Gemstone Keeper has brought back some very early memories for me. My very first gaming console was an Atari 2600 when I was very young. We didn’t have it for long; my parents weren’t impressed and it was swiftly swapped for a Sega Master System. However, the memories of 6-year-old me, playing a rogue-like that I cannot recall the name of now, formed part of my earliest gaming memories. These memories were severely jogged this week as I played the upcoming release from UK based indie developer Gamepopper.
The first thing any player of Gemstone Keeper will note is the ASCII art style and graphics. As someone who cut their teeth in gaming with graphics of a similar ilk, I couldn’t help but be swayed by its yesteryear charm. You control a sentient ‘@’ symbol, who along with a slew of NPC @s control a base of operations complete with a shop for upgrades and a museum to display the jewels you find on your journey to the depths below. To accompany the graphics is an excellent soundtrack of chiptunes and 8-bit tracks by seasoned games composer Vincent Rubinetti.

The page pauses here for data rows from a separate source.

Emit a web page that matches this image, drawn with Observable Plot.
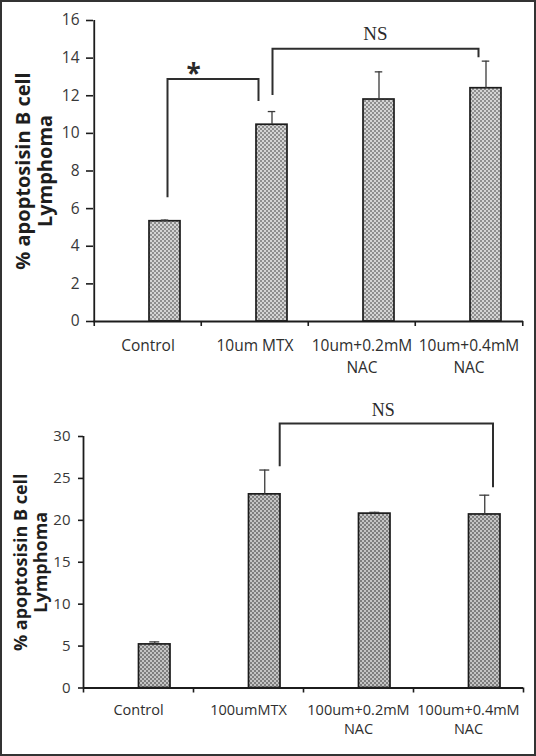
<!DOCTYPE html>
<html>
<head>
<meta charset="utf-8">
<script src="https://cdn.jsdelivr.net/npm/d3@7"></script>
<script src="https://cdn.jsdelivr.net/npm/@observablehq/plot@0.6"></script>
<style>
  html, body { margin: 0; padding: 0; background: #fff; }
  #page { position: relative; width: 536px; height: 756px; background: #fff; overflow: hidden; }
  #top { position: absolute; left: 0; top: 0; }
  #bottom { position: absolute; left: 0; top: 380px; }
  #border { position: absolute; left: 0; top: 0; width: 536px; height: 756px; box-sizing: border-box; border: 2px solid #333; pointer-events: none; }
</style>
</head>
<body>
<svg width="0" height="0" style="position:absolute">
  <defs>
    <pattern id="checkA" width="4" height="4" patternUnits="userSpaceOnUse">
      <rect width="4" height="4" fill="#d4d4d4"/>
      <rect width="2" height="2" fill="#8e8e8e"/>
      <rect x="2" y="2" width="2" height="2" fill="#8e8e8e"/>
    </pattern>
    <pattern id="checkB" width="4" height="4" patternUnits="userSpaceOnUse">
      <rect width="4" height="4" fill="#c4c4c4"/>
      <rect width="2" height="2" fill="#7e7e7e"/>
      <rect x="2" y="2" width="2" height="2" fill="#7e7e7e"/>
    </pattern>
  </defs>
</svg>
<div id="page">
  <div id="top"></div>
  <div id="bottom"></div>
  <div id="border"></div>
</div>
<script>
// ---------- data ----------
const yTitle = "% apoptosisin B cell\nLymphoma";

const topCategories = ["Control", "10um MTX", "10um+0.2mM\nNAC", "10um+0.4mM\nNAC"];
const topMeans = [5.33, 10.46, 11.80, 12.40];
const topErrors = [0.06, 0.70, 1.47, 1.44];
const topYTicks = [0, 2, 4, 6, 8, 10, 12, 14, 16];
const topBrackets = [
  {from: "Control", to: "10um MTX", yFrom: 6.58, yTo: 11.70, yTop: 12.87, label: "*"},
  {from: "10um MTX", to: "10um+0.4mM\nNAC", yFrom: 12.01, yTo: 14.02, yTop: 14.47, label: "NS"}
];

const bottomCategories = ["Control", "100umMTX", "100um+0.2mM\nNAC", "100um+0.4mM\nNAC"];
const bottomMeans = [5.2, 23.1, 20.8, 20.7];
const bottomErrors = [0.3, 2.9, 0.15, 2.3];
const bottomYTicks = [0, 5, 10, 15, 20, 25, 30];
const bottomBrackets = [
  {from: "100umMTX", to: "100um+0.4mM\nNAC", yFrom: 26.4, yTo: 23.9, yTop: 31.5, label: "NS"}
];

// ---------- helpers ----------
function bracketMark(b, st) {
  return (index, scales) => {
    const x = scales.x, y = scales.y;
    const bw = x.bandwidth();
    const xa = x(b.from) + bw / 2 + st.dxFrom;
    const xb = x(b.to) + bw / 2 + st.dxTo;
    const yt = y(b.yTop);
    const g = d3.create("svg:g");
    g.append("path")
      .attr("d", `M${xa},${y(b.yFrom)}V${yt}H${xb}V${y(b.yTo)}`)
      .attr("fill", "none")
      .attr("stroke", "#2e2e2e")
      .attr("stroke-width", 2);
    g.append("text")
      .attr("x", (xa + xb) / 2 + st.labelDx)
      .attr("y", yt - st.labelGap)
      .attr("text-anchor", "middle")
      .attr("font-family", st.labelFont)
      .attr("font-size", st.labelSize)
      .attr("font-weight", st.labelWeight)
      .attr("fill", "#2a2a2a")
      .text(b.label);
    return g.node();
  };
}

function makeChart(cfg) {
  const rows = cfg.categories.map((c, i) => ({cat: c, mean: cfg.means[i], err: cfg.errors[i]}));
  const bw = (cfg.width - cfg.marginLeft - cfg.marginRight) / cfg.categories.length;
  const barCenter = cfg.barInsetLeft + (bw - cfg.barInsetLeft - cfg.barInsetRight) / 2;
  const dxBar = barCenter - bw / 2;
  const capL = barCenter - cfg.capWidth / 2;
  const capR = bw - (barCenter + cfg.capWidth / 2);
  const last = cfg.categories[cfg.categories.length - 1];
  const yMax = cfg.yTicks[cfg.yTicks.length - 1];
  return Plot.plot({
    width: cfg.width,
    height: cfg.height,
    marginLeft: cfg.marginLeft,
    marginRight: cfg.marginRight,
    marginTop: cfg.marginTop,
    marginBottom: cfg.marginBottom,
    style: {background: "transparent", color: "#2a2a2a", fontFamily: "'Open Sans', sans-serif", overflow: "visible"},
    x: {type: "band", domain: cfg.categories, padding: 0, label: null},
    y: {domain: [0, yMax], label: null},
    marks: [
      Plot.barY(rows, {x: "cat", y: "mean", insetLeft: cfg.barInsetLeft, insetRight: cfg.barInsetRight,
        fill: cfg.fill, stroke: "#1c1c1c", strokeWidth: 1.7}),
      Plot.ruleX(rows, {x: "cat", y1: "mean", y2: d => d.mean + d.err, dx: dxBar, stroke: "#3a3a3a", strokeWidth: 1.3}),
      Plot.tickY(rows, {x: "cat", y: d => d.mean + d.err, insetLeft: capL, insetRight: capR, stroke: "#3a3a3a", strokeWidth: 1.3}),
      // axis lines
      Plot.ruleY([0], {stroke: "#1c1c1c", strokeWidth: 1.8}),
      Plot.ruleX([cfg.categories[0]], {x: d => d, y1: 0, y2: yMax, dx: -bw / 2, stroke: "#1c1c1c", strokeWidth: 1.8}),
      Plot.axisY({ticks: cfg.yTicks, tickSize: cfg.yTickSize, tickPadding: cfg.yTickPadding, fontSize: cfg.tickFont,
        stroke: "#1c1c1c", strokeWidth: 1.6, fill: "#383838", label: null}),
      // category boundary ticks
      Plot.axisX(cfg.categories, {tickSize: 5, tickFormat: () => "", dx: -bw / 2, stroke: "#1c1c1c", strokeWidth: 1.6, label: null}),
      Plot.axisX([last], {tickSize: 5, tickFormat: () => "", dx: bw / 2, stroke: "#1c1c1c", strokeWidth: 1.6, label: null}),
      // category labels
      Plot.axisX({tickSize: 0, tickPadding: cfg.xTickPadding, fontSize: cfg.xFont, lineHeight: cfg.xLineHeight, fill: "#2e2e2e", label: null}),
      // y title
      Plot.text([yTitle], {frameAnchor: "left", dx: cfg.titleX - cfg.marginLeft, rotate: -90, text: d => d,
        fontSize: cfg.titleFont, fontWeight: "bold", lineHeight: cfg.titleLineHeight, fill: "#1e1e1e", textAnchor: "middle", lineAnchor: "middle"}),
      ...cfg.brackets.map((b, i) => bracketMark(b, cfg.bracketStyles[i]))
    ]
  });
}

document.getElementById("top").appendChild(makeChart({
  categories: topCategories, means: topMeans, errors: topErrors, yTicks: topYTicks, brackets: topBrackets,
  width: 536, height: 380, marginLeft: 93, marginRight: 13, marginTop: 20, marginBottom: 59,
  barInsetLeft: 55, barInsetRight: 21, capWidth: 8, fill: "url(#checkA)",
  yTickSize: 7, yTickPadding: 7, tickFont: 15.5, xTickPadding: 14, xFont: 15.5, xLineHeight: 1.42,
  titleX: 33.3, titleFont: 20, titleLineHeight: 1.11,
  bracketStyles: [
    {dxFrom: 20, dxTo: 4, labelDx: -19.5, labelGap: -4, labelFont: "'Open Sans', sans-serif", labelSize: 26, labelWeight: "bold"},
    {dxFrom: 18, dxTo: 10, labelDx: 0, labelGap: 9, labelFont: "'Liberation Serif', serif", labelSize: 19, labelWeight: "normal"}
  ]
}));

document.getElementById("bottom").appendChild(makeChart({
  categories: bottomCategories, means: bottomMeans, errors: bottomErrors, yTicks: bottomYTicks, brackets: bottomBrackets,
  width: 536, height: 376, marginLeft: 83, marginRight: 13, marginTop: 56, marginBottom: 68.5,
  barInsetLeft: 55.5, barInsetRight: 23, capWidth: 10, fill: "url(#checkB)",
  yTickSize: 5, yTickPadding: 8, tickFont: 15, xTickPadding: 13, xFont: 14.5, xLineHeight: 1.33,
  titleX: 30.4, titleFont: 18, titleLineHeight: 1.1,
  bracketStyles: [
    {dxFrom: 31.7, dxTo: 25, labelDx: -3, labelGap: 7.5, labelFont: "'Liberation Serif', serif", labelSize: 18, labelWeight: "normal"}
  ]
}));
</script>
</body>
</html>
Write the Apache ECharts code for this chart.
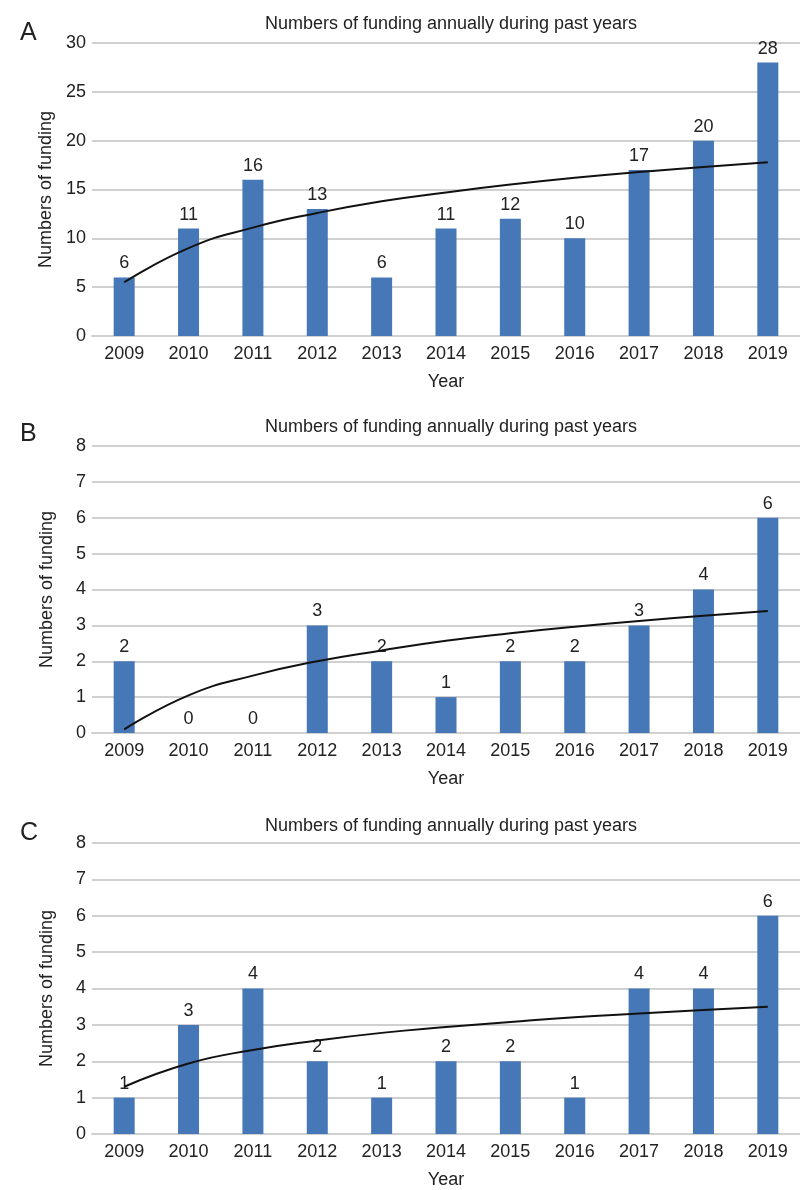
<!DOCTYPE html>
<html><head><meta charset="utf-8">
<script src="https://cdn.jsdelivr.net/npm/echarts@6/dist/echarts.min.js"></script>
<style>html,body{margin:0;padding:0;background:#fff}#c{width:800px;height:1190px}</style>
</head><body><div id="c"></div>
<script>
const years = ['2009','2010','2011','2012','2013','2014','2015','2016','2017','2018','2019'];
const fundingA = [6,11,16,13,6,11,12,10,17,20,28];
const fundingB = [2,0,0,3,2,1,2,2,3,4,6];
const fundingC = [1,3,4,2,1,2,2,1,4,4,6];
// trend line values at each year
const trendA = [5.5,9.0,11.1,12.6,13.8,14.7,15.5,16.2,16.8,17.3,17.8];
const trendB = [0.1,1.05,1.6,2.0,2.3,2.57,2.78,2.96,3.12,3.27,3.4];
const trendC = [1.3,1.94,2.31,2.57,2.78,2.94,3.08,3.21,3.31,3.41,3.5];
const panelLetters = ['A','B','C'];
const titleText = 'Numbers of funding annually during past years';
const yMax = [30,8,8];
const yInterval = [5,1,1];

const FONT = 'Liberation Sans, Arial, sans-serif';
const FS = 18;
const grids = [
  {left:92, right:0, top:43, height:293},
  {left:92, right:0, top:446, height:287},
  {left:92, right:0, top:843, height:293}
];
const barData = [fundingA, fundingB, fundingC];
const trendData = [trendA, trendB, trendC];

const chart = echarts.init(document.getElementById('c'));
const option = {
  animation:false,
  backgroundColor:'#fff',
  textStyle:{fontFamily:FONT},
  title: grids.map((g,i)=>({
    text:titleText, left:446, textAlign:'center', top:[10,413,812][i],
    textStyle:{fontSize:FS, fontWeight:'normal', color:'#222', fontFamily:FONT}
  })).concat(panelLetters.map((l,i)=>({
    text:l, left:15, top:[16,417,816][i],
    textStyle:{fontSize:25, fontWeight:'normal', color:'#222', fontFamily:FONT}
  }))),
  grid: grids,
  xAxis: grids.map((g,i)=>({
    type:'category', gridIndex:i, data:years,
    name:'Year', nameLocation:'middle', nameGap:37,
    nameTextStyle:{fontSize:FS, color:'#222', fontFamily:FONT},
    axisLine:{show:true, lineStyle:{color:'#d0d0d0', width:2}},
    axisTick:{show:false},
    axisLabel:{fontSize:FS, color:'#222', margin:9, fontFamily:FONT}
  })),
  yAxis: grids.map((g,i)=>({
    type:'value', gridIndex:i, min:0, max:yMax[i], interval:yInterval[i],
    name:'Numbers of funding', nameLocation:'middle', nameGap:36, nameRotate:90,
    nameTextStyle:{fontSize:FS, color:'#222', fontFamily:FONT},
    axisLine:{show:false}, axisTick:{show:false},
    axisLabel:{fontSize:FS, color:'#222', margin:6, fontFamily:FONT},
    splitLine:{show:true, lineStyle:{color:'#d0d0d0', width:2}}
  })),
  series: [0,1,2].flatMap(i=>[
    {type:'bar', xAxisIndex:i, yAxisIndex:i, data:barData[i], barWidth:21,
     itemStyle:{color:'#4677b6'},
     label:{show:true, position:'top', fontSize:FS, color:'#222', distance:5, fontFamily:FONT}},
    {type:'line', xAxisIndex:i, yAxisIndex:i, data:trendData[i], smooth:0.5,
     symbol:'none', lineStyle:{color:'#111', width:2}, z:5}
  ])
};
chart.setOption(option);
</script></body></html>
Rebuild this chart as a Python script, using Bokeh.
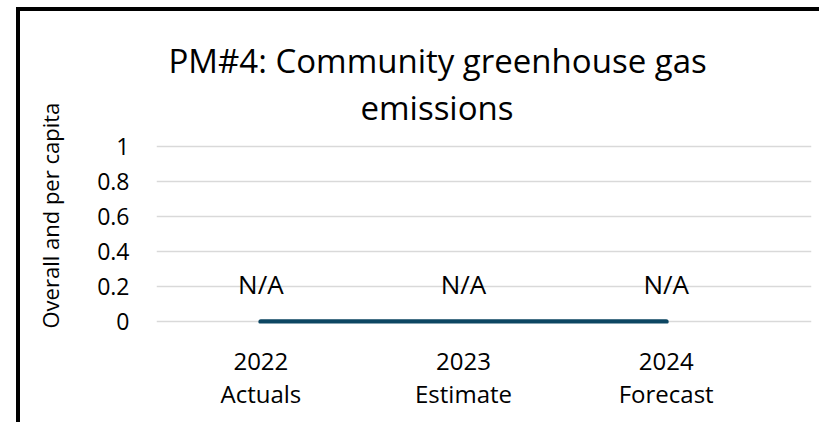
from bokeh.plotting import figure
from bokeh.models import Range1d, FixedTicker, Title, ColumnDataSource, Div
from bokeh.layouts import row, column
from bokeh.core.properties import value
from bokeh.embed import file_html
from bokeh.resources import INLINE

# ---- data ----
categories_year = ["2022", "2023", "2024"]
categories_kind = ["Actuals", "Estimate", "Forecast"]
series_values = [0, 0, 0]
point_labels = ["N/A", "N/A", "N/A"]
y_ticks = [0, 0.2, 0.4, 0.6, 0.8, 1]
y_tick_labels = ["0", "0.2", "0.4", "0.6", "0.8", "1"]
title_lines = ["PM#4: Community greenhouse gas", "emissions"]
y_axis_title = "Overall and per capita"

FONT = "Open Sans"
TEXT = "#000000"

xpos = list(range(len(categories_year)))
src = ColumnDataSource(dict(x=xpos, y=series_values, lab=point_labels))

p = figure(width=799, height=411, output_backend="svg", toolbar_location=None,
           title=None,
           x_range=Range1d(-0.515, 2.717), y_range=Range1d(-0.01, 1.01),
           min_border_left=135, min_border_right=8, min_border_top=133,
           min_border_bottom=99)
p.margin = 0
p.outline_line_color = None
p.background_fill_color = "white"
p.border_fill_color = "white"

# grid
p.xgrid.visible = False
p.ygrid.ticker = FixedTicker(ticks=y_ticks)
p.ygrid.grid_line_color = "#d9d9d9"
p.ygrid.grid_line_width = 1.5

# y axis
ya = p.yaxis[0]
ya.ticker = FixedTicker(ticks=y_ticks)
ya.major_label_overrides = {t: l for t, l in zip(y_ticks, y_tick_labels)}
ya.axis_line_color = None
ya.major_tick_line_color = None
ya.minor_tick_line_color = None
ya.major_tick_out = 0
ya.major_tick_in = 0
ya.minor_tick_out = 0
ya.major_label_standoff = 27
ya.major_label_text_font = FONT
ya.major_label_text_font_size = "23px"
ya.major_label_text_color = TEXT

# x axis
xa = p.xaxis[0]
xa.ticker = FixedTicker(ticks=xpos)
xa.major_label_overrides = {i: f"{a}\n{b}" for i, a, b in zip(xpos, categories_year, categories_kind)}
xa.axis_line_color = None
xa.major_tick_line_color = None
xa.minor_tick_line_color = None
xa.major_tick_out = 0
xa.major_tick_in = 0
xa.minor_tick_out = 0
xa.major_label_standoff = 20
xa.major_label_text_font = FONT
xa.major_label_text_font_size = "24px"
xa.major_label_text_color = TEXT
xa.major_label_text_line_height = 1.0

# series
p.line("x", "y", source=src, line_color="#0C4662", line_width=5, line_cap="round")
p.text("x", "y", text="lab", source=src, text_align="center", text_baseline="alphabetic",
       y_offset=-38, text_font=value(FONT), text_font_size="26px", text_color=TEXT)

# title: spacer, then second line, then first line (stacked upward)
p.add_layout(Title(text=" ", text_font=FONT, text_font_size="9px", standoff=0), "above")
p.add_layout(Title(text=title_lines[1], align="left", offset=204, vertical_align="bottom",
                   text_font=FONT, text_font_size="33px", text_font_style="normal",
                   text_color=TEXT, standoff=0), "above")
p.add_layout(Title(text=title_lines[0], align="left", offset=12, vertical_align="bottom",
                   text_font=FONT, text_font_size="33px", text_font_style="normal",
                   text_color=TEXT, standoff=0), "above")

# y axis title as a left-side title, with a small spacer between it and the tick labels
p.add_layout(Title(text=" ", text_font=FONT, text_font_size="11.75px", standoff=0), "left")
p.add_layout(Title(text=y_axis_title, align="left", offset=-5, vertical_align="bottom",
                   text_font=FONT, text_font_size="22px", text_font_style="normal",
                   text_color=TEXT, standoff=24), "left")

# frame border (top and left edges of the chart box)
left_bar = Div(text="", width=4, height=415, margin=(7, 0, 0, 16),
               styles={"background-color": "#000000"})
top_bar = Div(text="", width=799, height=4, margin=(7, 0, 0, 0),
              styles={"background-color": "#000000"})
layout = row(left_bar, column(top_bar, p, spacing=0), spacing=0)

open("out.html", "w").write(file_html(layout, INLINE))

The gameplay itself is a fairly straightforward affair. You enter the caverns below your base and hunt for minerals and precious stones to haul back, which are in turn sold. From this point, you are encouraged to spend your money on upgrading or buying items to help you in your further ventures back into the caverns. There is an array of different weapons, that offer their own distinct advantages, as well as different ammunition. Returning back into the cavern will cost you half of your remaining cash, so it is always best to stock up and upgrade before marching on.
Gemstone Keeper: Keeping It Real
The caverns themselves are filled with hostile creatures, from an angry set of number 6s or 9s (I couldn’t tell!) through to more complex creatures made up of ASCII art such as spiders, snakes and, delve deep enough, bosses. To keep you on your toes there are various distinct areas available, which included an ice area that proved especially slippy and an area that removed the user interface with a mechanic known as ‘mist’. Whilst the demo itself only offered one game mode, more recent updates from the developer have shown the game will release with modes such as ‘Boss Rush’ and ‘Score Attack’.
Gemstone Keeper is one of those games, that won’t trap you in hours and hours of a marathon gameplay session but will provide enough fun and distraction in shorter bursts. Coming home from work or school, you might quickly fire this up and have a small delve into the caverns, although don’t be surprised when 10 minutes soon becomes an hour.
In summary, Gemstone Keeper offers an enjoyable and fun experience. The game itself comes from a demo created for use in a university thesis, and it is always interesting to see full games spring from demos like this. This is why game jams are a great breeding ground for innovation and creativity. Unfortunately, there was no price point available at the time of printing, but I would expect the game to retail at a modest price point on Steam. Or if you’d rather try before you buy, there is a more recent (and thus more feature complete) demo than the one I played, available over on itch.io free of charge.